1.I 14. Great Sermons

2 min read · Chapter 113 of 142

Great Sermons.

There is one temptation of which I have spoken to you before; but I must be allowed to give you a special and earnest caution on the subject of “ great “ sermons. The themes you will handle are often of transcendent greatness. There will be times continually recurring, in which you will feel earnestly the need of great power; but the ambition of constructing great sermons is guilty and foolish in no ordinary degree. I do not believe that any man ever made a great sermon who set out to do that thing. Sermons that are truly great come of themselves. They spring from sources deeper than vanity or ambition. When the hand of the Lord is laid upon the heart, and its energies are aroused under a divine inspiration, there may then be given forth mighty thoughts in burning words; and from the formative power of this inward truth the outward form may be generated, perfect, as is the language of a poem. Perhaps I should have said show sermons, rather than great sermons, sermons adapted to create surprise, admiration, and praise, sermons as full of curiosities as a peddler’s pack, which the proud owners are accustomed to take in all their exchanges and travellings as their especial delight and reliance. Often they are baptized with fanciful names. There is the “ Dew upon the Grass” sermon, and the “ Trumpet” sermon, and the sermon of the “Fleece,” and the “Dove and Eagle” sermon, and so on. Such discourses are relied upon to give men their reputation. To construct such sermons, men oftentimes labour night and day, and gather into them all the scraps, ingenuities, and glittering illustrations of a lifetime. They are the pride and. the joy of the preacher’s heart; but they bear the same relation to a truly great sermon as a kaleidoscope, full of glittering bits of glass, bears to the telescope, which unveils the glory of the stellar universe.

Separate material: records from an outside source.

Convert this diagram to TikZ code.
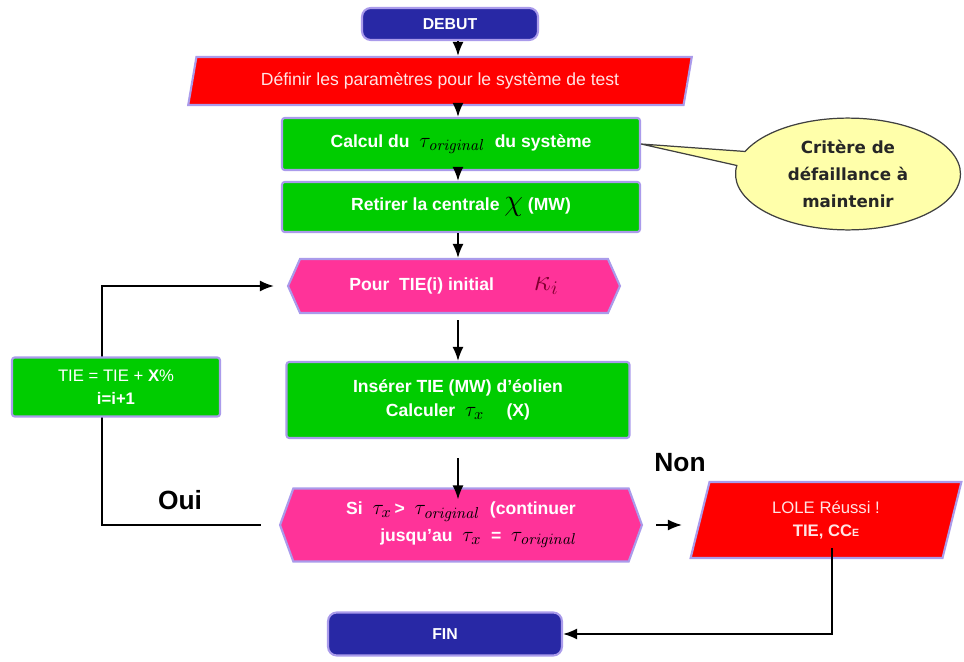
\documentclass[tikz,border=0pt]{standalone}
\usepackage[no-math]{fontspec}
\setmainfont{Liberation Sans}
\newfontfamily\bullefont{DejaVu Sans}
\usetikzlibrary{shapes.geometric,shapes.symbols,shapes.callouts,positioning,arrows.meta}

\definecolor{vert}{RGB}{0,204,0}
\definecolor{rose}{RGB}{255,51,153}
\definecolor{bleu}{RGB}{40,40,165}
\definecolor{lueur}{RGB}{170,155,235}
\definecolor{rosepale}{RGB}{255,228,228}
\definecolor{jaune}{RGB}{255,255,170}
\definecolor{kappa}{RGB}{128,0,48}

\newcommand{\tauorig}{{\fontsize{13}{13}\selectfont\color{black}$\tau_{\mathit{original}}$}}
\newcommand{\taux}{{\fontsize{13}{13}\selectfont\color{black}$\tau_{x}$}}

\begin{document}
\begin{tikzpicture}[x=0.02cm, y=-0.02cm, >={Latex[length=2.8mm,width=2.2mm]},
    box/.style={draw=lueur, line width=1.2pt, fill=vert, text=white, align=center,
      font=\fontsize{10}{13.6}\selectfont\bfseries, rounded corners=1.5pt, inner sep=0pt},
    term/.style={draw=lueur, line width=1.2pt, fill=bleu, text=white,
      font=\fontsize{9}{11}\selectfont\bfseries, rounded corners=5pt, inner sep=0pt},
    para/.style={trapezium, trapezium stretches=true, draw=lueur, line width=1.2pt,
      fill=red, text=rosepale, align=center, inner sep=0pt},
    hexa/.style={signal, signal to=west and east, draw=lueur, line width=1.2pt,
      fill=rose, text=white, align=center, font=\fontsize{10}{15}\selectfont\bfseries, inner sep=0pt},
    fleche/.style={->, line width=1pt},
    choix/.style={font=\fontsize{15}{17}\selectfont\bfseries}]

    \useasboundingbox (0,0) rectangle (964,662);
    \coordinate (axe) at (458,0);
    \coordinate (boucle) at (102,0);
    \coordinate (sortie) at (832,0);

    % chaine principale
    \node[term, minimum width=3.52cm, minimum height=0.64cm] (debut) at (450,24) {DEBUT};
    \node[para, trapezium left angle=70, trapezium right angle=110, minimum width=10.1cm,
      minimum height=0.96cm, font=\fontsize{10}{12}\selectfont] (param) at (440,81)
      {Définir les paramètres pour le système de test};
    \node[box, minimum width=7.16cm, minimum height=1.04cm] (calcul) at (461,144)
      {Calcul du \ \tauorig\ \ du système};
    \node[box, minimum width=7.16cm, minimum height=1.0cm] (retirer) at (461,207)
      {Retirer la centrale {\fontsize{16}{16}\selectfont\color{black}$\chi$} (MW)};
    \node[hexa, signal pointer angle=132, minimum width=6.64cm, minimum height=1.08cm] (pour) at (454,286)
      {Pour \ TIE(i) initial \qquad {\fontsize{16}{16}\selectfont\color{kappa}$\kappa_i$}};
    \node[box, minimum width=6.86cm, minimum height=1.52cm] (inserer) at (458,400)
      {Insérer TIE (MW) d'éolien\\ Calculer \ \taux\ \quad (X)};
    \node[hexa, signal pointer angle=140, minimum width=7.24cm, minimum height=1.46cm] (test) at (461,525)
      {Si \ \taux\,> \ \tauorig\ \ (continuer\\ \qquad jusqu'au \ \taux\ \ = \ \tauorig};
    \node[para, trapezium left angle=77, trapezium right angle=103, minimum width=5.44cm,
      minimum height=1.52cm, font=\fontsize{9.5}{13}\selectfont] (lole) at (826,520)
      {LOLE Réussi !\\ \textbf{TIE, CC}{\fontsize{6}{6}\selectfont\textbf{E}}};
    \node[term, minimum width=4.68cm, minimum height=0.86cm] (fin) at (445,634) {FIN};

    % bulle
    \node[ellipse callout, draw=black!75, fill=jaune, line width=0.7pt,
      callout absolute pointer={(calcul.east)}, minimum width=4.5cm, minimum height=2cm,
      align=center, text=black!85, font=\bullefont\bfseries\fontsize{9.5}{15.3}\selectfont]
      (critere) at (848,174) {Critère de\\ défaillance à\\ maintenir};

    \node[choix] (oui) at (180,500) {Oui};
    \node[choix] (non) at (680,463) {Non};

    % fleches
    \draw[fleche] (debut.south -| axe) -- (param.north -| axe);
    \draw[fleche] (param.south -| axe) -- (calcul.north -| axe);
    \draw[fleche] (calcul.south -| axe) -- (retirer.north -| axe);
    \draw[fleche] (retirer.south -| axe) -- (pour.north -| axe);
    \draw[fleche, shorten <=0.12cm] (pour.south -| axe) -- (inserer.north -| axe);
    \draw[fleche, shorten <=0.38cm, shorten >=-0.24cm] (inserer.south -| axe) -- (test.north -| axe);
    \draw[fleche, shorten <=0.26cm, shorten >=0.34cm] (test.east) -- (test.east -| lole.west);
    \draw[fleche, shorten <=0.56cm] (lole.center -| sortie) |- (fin.east);

    % boucle Oui
    \draw[fleche, shorten <=0.36cm, shorten >=0.26cm] (test.west) -- (test.west -| boucle)
      -- (pour.west -| boucle) -- (pour.west);
    \node[box, minimum width=4.16cm, minimum height=1.18cm, font=\fontsize{9.5}{13}\selectfont] (increment) at (116,387)
      {TIE = TIE + \textbf{X}\%\\ \textbf{i=i+1}};
  \end{tikzpicture}
\end{document}
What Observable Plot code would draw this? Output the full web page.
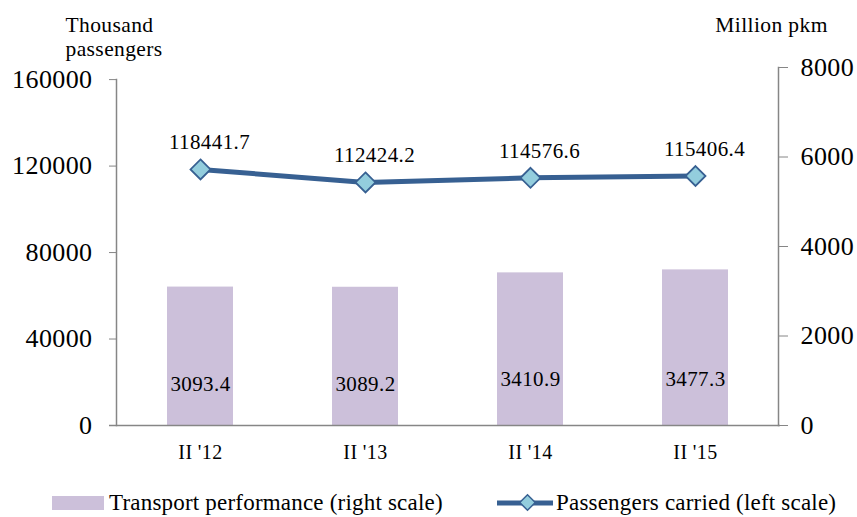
<!DOCTYPE html>
<html>
<head>
<meta charset="utf-8">
<script src="https://cdn.jsdelivr.net/npm/d3@7"></script>
<script src="https://cdn.jsdelivr.net/npm/@observablehq/plot@0.6"></script>
<style>
  body { margin: 0; background: #fff; font-family: "Liberation Serif", "Times New Roman", serif; }
  #chart svg { font-family: "Liberation Serif", "Times New Roman", serif; overflow: visible; }
  .legend { position: relative; height: 47px; width: 857px; font-size: 23px; color: #000; letter-spacing: 0.2px; }
  .legend .item { position: absolute; top: 20px; display: flex; align-items: center; white-space: nowrap; }
</style>
</head>
<body>
<div id="chart"></div>
<div class="legend">
  <div class="item" style="left:52px;"><span style="display:inline-block;width:52px;height:14px;background:#CCC0DA;margin-right:5px;"></span>Transport performance (right scale)</div>
  <div class="item" style="left:497px;"><svg width="58" height="20" style="margin-right:1px"><line x1="0" y1="10" x2="56" y2="10" stroke="#376092" stroke-width="5"/><rect x="25" y="4" width="11" height="11" transform="rotate(45 30.5 9.5)" fill="#93CDDD" stroke="#376092" stroke-width="1.5"/></svg>Passengers carried (left scale)</div>
</div>
<script>
const periods = ["II '12", "II '13", "II '14", "II '15"];
const passengers = [118441.7, 112424.2, 114576.6, 115406.4];   // thousand passengers, left scale
const performance = [3093.4, 3089.2, 3410.9, 3477.3];          // million pkm, right scale
const leftTicks = [0, 40000, 80000, 120000, 160000];
const rightTicks = [0, 2000, 4000, 6000, 8000];
// right axis (0–8000) spans a slightly taller range than the left axis (0–160000)
const ratio = 20.7;

const rows = periods.map((p, i) => ({period: p, passengers: passengers[i], performance: performance[i]}));

const chart = Plot.plot({
  width: 857,
  height: 470,
  marginLeft: 116,
  marginRight: 79,
  marginTop: 67,
  marginBottom: 45,
  style: {fontFamily: "Liberation Serif, Times New Roman, serif", color: "#000", background: "#fff"},
  x: {domain: periods, paddingInner: 0.6, paddingOuter: 0.3},
  y: {domain: [0, 8000 * ratio]},
  marks: [
    Plot.barY(rows, {x: "period", y: d => d.performance * ratio, fill: "#CCC0DA"}),
    Plot.frame({anchor: "left", stroke: "#868686", strokeWidth: 1.5, insetTop: 12}),
    Plot.frame({anchor: "right", stroke: "#868686", strokeWidth: 1.5}),
    Plot.ruleY([0], {stroke: "#868686", strokeWidth: 1.5, insetLeft: -7, insetRight: -2}),
    Plot.axisY({anchor: "left", ticks: leftTicks, tickSize: 7, tickPadding: 17, fontSize: 26, stroke: "#868686", label: null, tickFormat: d => String(d)}),
    Plot.axisY({anchor: "right", ticks: rightTicks.map(t => t * ratio), tickSize: 9, tickPadding: 13, fontSize: 26, stroke: "#868686", label: null, tickFormat: d => String(Math.round(d / ratio))}),
    Plot.axisX({tickSize: 0, tickPadding: 19, fontSize: 20, label: null}),
    Plot.text(rows, {x: "period", y: d => d.performance * ratio * 0.3, text: d => d.performance.toFixed(1), fontSize: 21, fill: "#000"}),
    Plot.line(rows, {x: "period", y: "passengers", stroke: "#376092", strokeWidth: 5}),
    Plot.dot(rows, {x: "period", y: "passengers", symbol: "diamond2", r: 9, fill: "#93CDDD", stroke: "#376092", strokeWidth: 1.8}),
    Plot.text(rows, {x: "period", y: "passengers", text: d => d.passengers.toFixed(1), dy: -27, dx: 9, fontSize: 21, fill: "#000"}),
    Plot.text(["Thousand\npassengers"], {frameAnchor: "top-left", dx: -51, dy: -31, textAnchor: "start", lineAnchor: "middle", lineHeight: 1.08, fontSize: 21.5, fill: "#000"}),
    Plot.text(["Million pkm"], {frameAnchor: "top-right", dx: -7, dy: -42, textAnchor: "middle", lineAnchor: "middle", fontSize: 21.5, fill: "#000"})
  ]
});
chart.querySelectorAll("text").forEach(t => t.style.letterSpacing = "0.4px");
document.getElementById("chart").appendChild(chart);
</script>
</body>
</html>
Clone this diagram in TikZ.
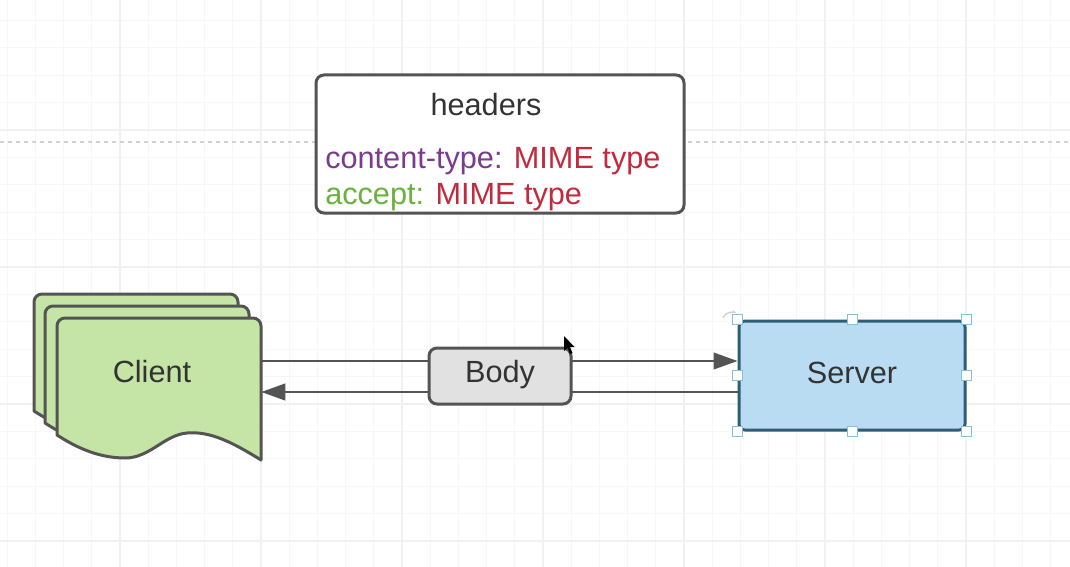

These are the Nebuchadnezzar sermons, over which the vain preacher stands, saying, “ Is not this great Babylon that I have builded for the house of the kingdom, by the might of my power, and for the honour of my majesty? “ Would to God that these preachers, like Nebuchadnezzar, might go to grass for a time, if, like him, they would return sane and humble! A sermon is a weapon of war. Not the tracery enamelled upon its blade, not the jewellery that is set within its hilt, not the name that is stamped upon it, Lut its power in the day of battle, must be the test of its merits. No matter how unbalanced, how irregular and rude, that is a great sermon which has power to do great things with the hearts of men. No matter how methodical, philosophic, exquisite in illustration, or faultless in style, that is a poor and weak sermon that has no power to deliver men from evil and to exalt them in goodness.